* [Data excerpt]
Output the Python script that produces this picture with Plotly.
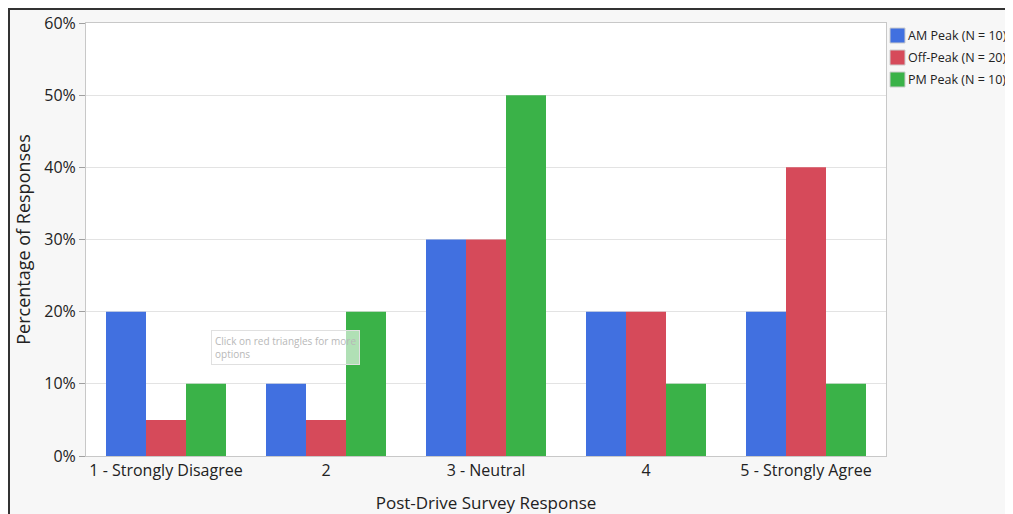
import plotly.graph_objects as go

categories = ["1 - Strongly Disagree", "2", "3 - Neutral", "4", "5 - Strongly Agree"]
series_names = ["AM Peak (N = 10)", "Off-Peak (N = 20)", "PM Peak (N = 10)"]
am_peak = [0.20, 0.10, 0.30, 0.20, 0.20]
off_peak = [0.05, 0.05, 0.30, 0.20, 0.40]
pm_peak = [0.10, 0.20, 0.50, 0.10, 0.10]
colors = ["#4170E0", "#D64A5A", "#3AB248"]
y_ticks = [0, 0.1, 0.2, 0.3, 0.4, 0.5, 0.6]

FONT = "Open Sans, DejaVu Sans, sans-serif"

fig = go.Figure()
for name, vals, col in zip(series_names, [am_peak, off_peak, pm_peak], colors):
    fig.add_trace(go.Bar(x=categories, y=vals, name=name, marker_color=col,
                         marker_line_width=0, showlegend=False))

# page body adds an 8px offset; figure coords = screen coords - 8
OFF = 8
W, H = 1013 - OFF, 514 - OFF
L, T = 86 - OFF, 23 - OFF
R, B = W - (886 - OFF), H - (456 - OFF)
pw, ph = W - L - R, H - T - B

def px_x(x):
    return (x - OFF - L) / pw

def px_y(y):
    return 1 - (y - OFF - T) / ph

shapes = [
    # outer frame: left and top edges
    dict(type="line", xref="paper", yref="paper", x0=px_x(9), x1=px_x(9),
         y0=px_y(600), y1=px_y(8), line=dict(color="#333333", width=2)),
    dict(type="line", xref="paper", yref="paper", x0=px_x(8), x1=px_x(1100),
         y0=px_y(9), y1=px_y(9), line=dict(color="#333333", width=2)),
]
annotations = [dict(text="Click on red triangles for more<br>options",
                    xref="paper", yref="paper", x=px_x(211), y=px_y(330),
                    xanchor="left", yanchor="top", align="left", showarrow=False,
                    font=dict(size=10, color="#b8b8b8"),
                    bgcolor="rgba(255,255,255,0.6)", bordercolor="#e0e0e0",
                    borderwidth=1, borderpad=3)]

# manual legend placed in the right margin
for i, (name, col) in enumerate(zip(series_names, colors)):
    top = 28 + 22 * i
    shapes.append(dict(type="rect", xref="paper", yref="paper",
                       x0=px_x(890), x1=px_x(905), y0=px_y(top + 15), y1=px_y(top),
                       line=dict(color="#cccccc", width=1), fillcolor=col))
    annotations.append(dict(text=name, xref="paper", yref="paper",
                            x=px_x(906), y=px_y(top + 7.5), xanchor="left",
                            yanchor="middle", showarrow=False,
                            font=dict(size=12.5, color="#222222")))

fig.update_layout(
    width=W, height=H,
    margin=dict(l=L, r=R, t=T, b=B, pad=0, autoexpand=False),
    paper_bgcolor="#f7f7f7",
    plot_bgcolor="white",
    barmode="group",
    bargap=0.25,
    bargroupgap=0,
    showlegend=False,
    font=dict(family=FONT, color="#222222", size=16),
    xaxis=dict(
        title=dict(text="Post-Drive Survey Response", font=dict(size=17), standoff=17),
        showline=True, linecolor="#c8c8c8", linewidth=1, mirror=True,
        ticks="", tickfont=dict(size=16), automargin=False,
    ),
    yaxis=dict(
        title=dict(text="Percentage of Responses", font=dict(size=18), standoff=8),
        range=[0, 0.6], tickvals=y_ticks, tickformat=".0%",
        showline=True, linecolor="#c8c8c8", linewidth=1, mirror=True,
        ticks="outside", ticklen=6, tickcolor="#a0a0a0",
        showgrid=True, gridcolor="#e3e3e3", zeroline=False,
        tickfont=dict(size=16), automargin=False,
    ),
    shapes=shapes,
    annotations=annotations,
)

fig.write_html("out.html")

* [What needs to be done]
Give back exactly the lines from the first line of the data through the line with "marker_line_width=0, showlegend=False))", pictures excluded.

* [Answer to this task]
Output the Python script that produces this picture with Plotly.
import plotly.graph_objects as go

categories = ["1 - Strongly Disagree", "2", "3 - Neutral", "4", "5 - Strongly Agree"]
series_names = ["AM Peak (N = 10)", "Off-Peak (N = 20)", "PM Peak (N = 10)"]
am_peak = [0.20, 0.10, 0.30, 0.20, 0.20]
off_peak = [0.05, 0.05, 0.30, 0.20, 0.40]
pm_peak = [0.10, 0.20, 0.50, 0.10, 0.10]
colors = ["#4170E0", "#D64A5A", "#3AB248"]
y_ticks = [0, 0.1, 0.2, 0.3, 0.4, 0.5, 0.6]

FONT = "Open Sans, DejaVu Sans, sans-serif"

fig = go.Figure()
for name, vals, col in zip(series_names, [am_peak, off_peak, pm_peak], colors):
    fig.add_trace(go.Bar(x=categories, y=vals, name=name, marker_color=col,
                         marker_line_width=0, showlegend=False))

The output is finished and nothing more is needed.